Palm Oil Climbs for Fourth Day as Malaysian Exports Seen Gaining

Palm oil advanced for a fourth day to the highest in almost three months on speculation that exports from Malaysia, the world’s second-largest producer, may climb as consumers stock up ahead of Ramadan next month.

The contract for September delivery gained 0.2 percent to 2,472 ringgit ($784) a metric ton on the Bursa Malaysia Derivatives, the highest level at close since March 22. Palm for local physical delivery in July was at 2,460 ringgit, according to data compiled by Bloomberg.

Exports from Malaysia jumped 18 percent to 709,860 tons in the first 15 days of this month, Intertek said June 15. Shipments gained 16 percent to 707,148 tons in the same period, with exports to Pakistan expanding almost 18 times to 107,650 tons from a month earlier, SGS (Malaysia) Sdn. said on June 17. The two surveyors are scheduled to release estimates for the first 20 days of the month tomorrow.

“Demand from the Middle East and India will rise ahead of Ramadan and stockists will also begin buying ahead of the festival season in India, which starts in August,” Ambika T.B., an analyst with Karvy Comtrade Ltd., said by phone from the southern Indian city of Hyderabad. “Exports are likely to be higher month-on-month from now on.”

Demand for palm oil typically picks up ahead of Ramadan, which falls in July this year, when Muslims break day-long fasts with communal meals.

Indonesia’s exports of palm oil and its derivatives rose 22 percent to 1.82 million tons in May from a month earlier, the nation’s palm oil association, known as Gapki, said today.
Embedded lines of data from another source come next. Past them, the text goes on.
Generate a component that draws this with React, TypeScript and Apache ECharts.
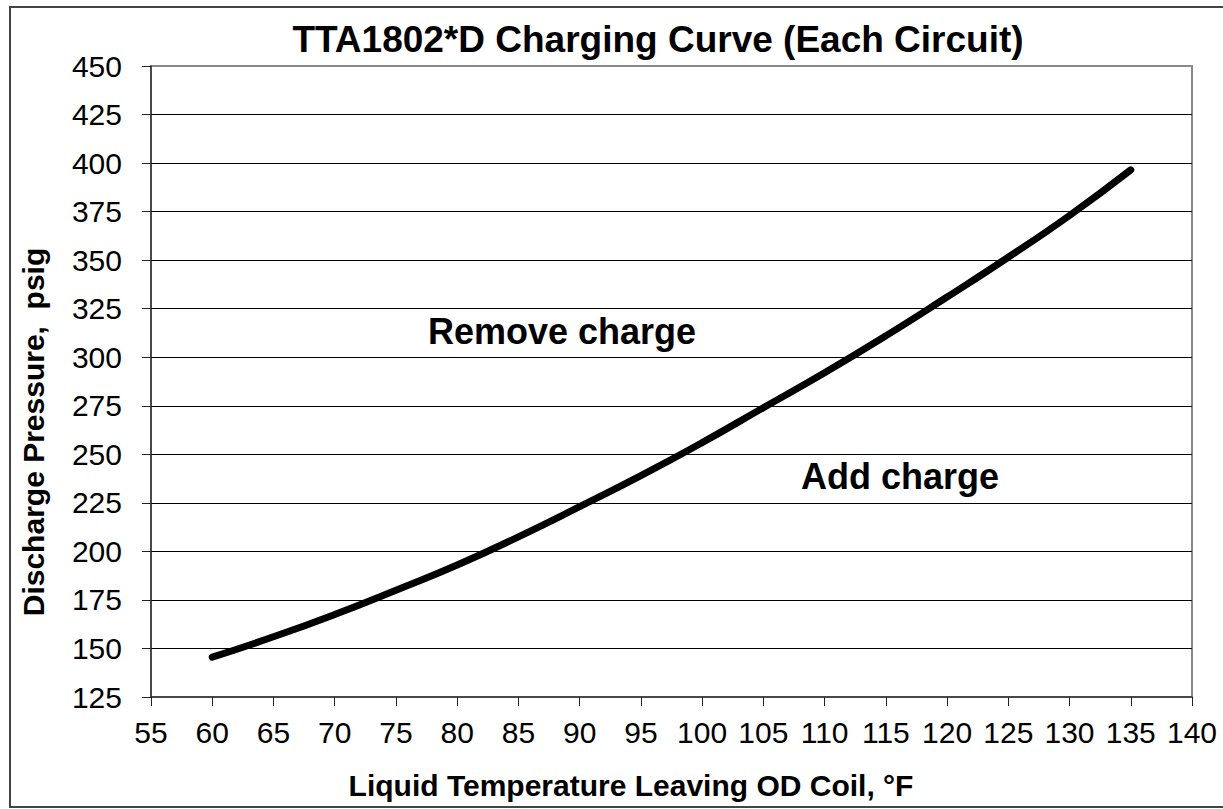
import React, { useEffect, useRef } from "react";
import * as echarts from "echarts";

const temperatures = [60, 65, 70, 75, 80, 85, 90, 95, 100, 105, 110, 115, 120, 125, 130, 135];
const pressures = [145.5, 156, 167.5, 180, 193, 207.5, 223, 239, 256, 274, 292, 311, 331, 351.5, 373, 396.5];

const titleText = "TTA1802*D Charging Curve (Each Circuit)";
const xAxisTitle = "Liquid Temperature Leaving OD Coil, °F";
const yAxisTitle = "Discharge Pressure,  psig";
const removeLabel = "Remove charge";
const addLabel = "Add charge";

const FONT = "'Liberation Sans', Arial, Helvetica, sans-serif";

export default function App() {
  const ref = useRef<HTMLDivElement>(null);
  useEffect(() => {
    if (!ref.current) return;
    const chart = echarts.init(ref.current, null, { renderer: "svg" });
    const data = temperatures.map((t, i) => [t, pressures[i]]);
    chart.setOption({
      animation: false,
      backgroundColor: "#ffffff",
      grid: {
        left: 151,
        top: 66,
        right: 31,
        bottom: 112,
        show: true,
        borderColor: "#8a8a8a",
        borderWidth: 2,
        backgroundColor: "transparent",
      },
      xAxis: {
        type: "value",
        min: 55,
        max: 140,
        interval: 5,
        axisLine: { show: true, lineStyle: { color: "#333", width: 1.5 } },
        axisTick: { show: true, length: 9, lineStyle: { color: "#222", width: 1 } },
        axisLabel: { color: "#000", fontFamily: FONT, fontSize: 30, margin: 20 },
        splitLine: { show: false },
      },
      yAxis: {
        type: "value",
        min: 125,
        max: 450,
        interval: 25,
        axisLine: { show: true, lineStyle: { color: "#333", width: 1.5 } },
        axisTick: { show: true, length: 9, lineStyle: { color: "#222", width: 1 } },
        axisLabel: { color: "#000", fontFamily: FONT, fontSize: 30, margin: 29 },
        splitLine: { show: true, showMaxLine: false, showMinLine: false, lineStyle: { color: "#000", width: 1 } },
      },
      series: [
        {
          type: "line",
          data,
          smooth: true,
          showSymbol: false,
          symbol: "none",
          lineStyle: { color: "#000", width: 7, cap: "round", join: "round" },
        },
      ],
      graphic: [
        {
          type: "rect",
          silent: true,
          shape: { x: 10, y: 7, width: 1300, height: 800 },
          style: { fill: "none", stroke: "#444", lineWidth: 2 },
          z: 0,
        },
        {
          type: "text",
          x: 658,
          y: 39,
          style: {
            text: titleText,
            font: `bold 37px ${FONT}`,
            fill: "#000",
            textAlign: "center",
            textVerticalAlign: "middle",
          },
        },
        {
          type: "text",
          x: 631,
          y: 785,
          style: {
            text: xAxisTitle,
            font: `bold 30px ${FONT}`,
            fill: "#000",
            textAlign: "center",
            textVerticalAlign: "middle",
          },
        },
        {
          type: "text",
          x: 33,
          y: 432,
          rotation: Math.PI / 2,
          style: {
            text: yAxisTitle,
            font: `bold 30px ${FONT}`,
            fill: "#000",
            textAlign: "center",
            textVerticalAlign: "middle",
          },
        },
        {
          type: "text",
          x: 428,
          y: 331,
          style: {
            text: removeLabel,
            font: `bold 36px ${FONT}`,
            fill: "#000",
            textAlign: "left",
            textVerticalAlign: "middle",
          },
        },
        {
          type: "text",
          x: 801,
          y: 476,
          style: {
            text: addLabel,
            font: `bold 36px ${FONT}`,
            fill: "#000",
            textAlign: "left",
            textVerticalAlign: "middle",
          },
        },
      ],
    });
    return () => chart.dispose();
  }, []);
  return (
    <div
      ref={ref}
      style={{ position: "absolute", left: 0, top: 0, width: 1223, height: 809, background: "#fff" }}
    />
  );
}
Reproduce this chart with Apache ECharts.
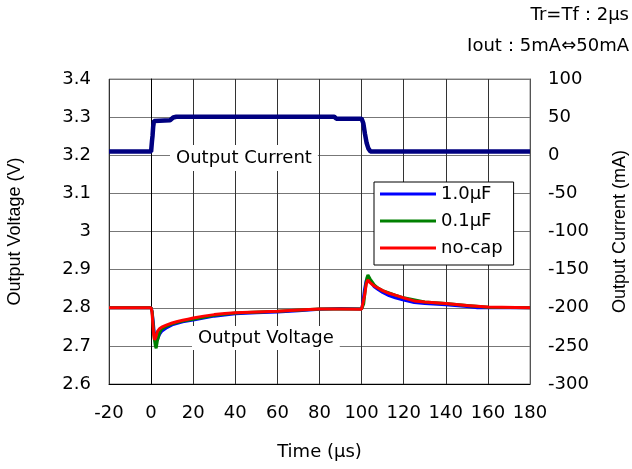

Soybean oil for December delivery climbed 0.5 percent to 47.82 cents a pound on the Chicago Board of Trade, while soybeans for delivery in November were little changed at $12.905 a bushel. Refined palm oil for January delivery declined 0.5 percent to close at 6,238 yuan ($1,018) a ton on the Dalian Commodity Exchange, while soybean oil for delivery in the same month was little changed at 7,680 yuan.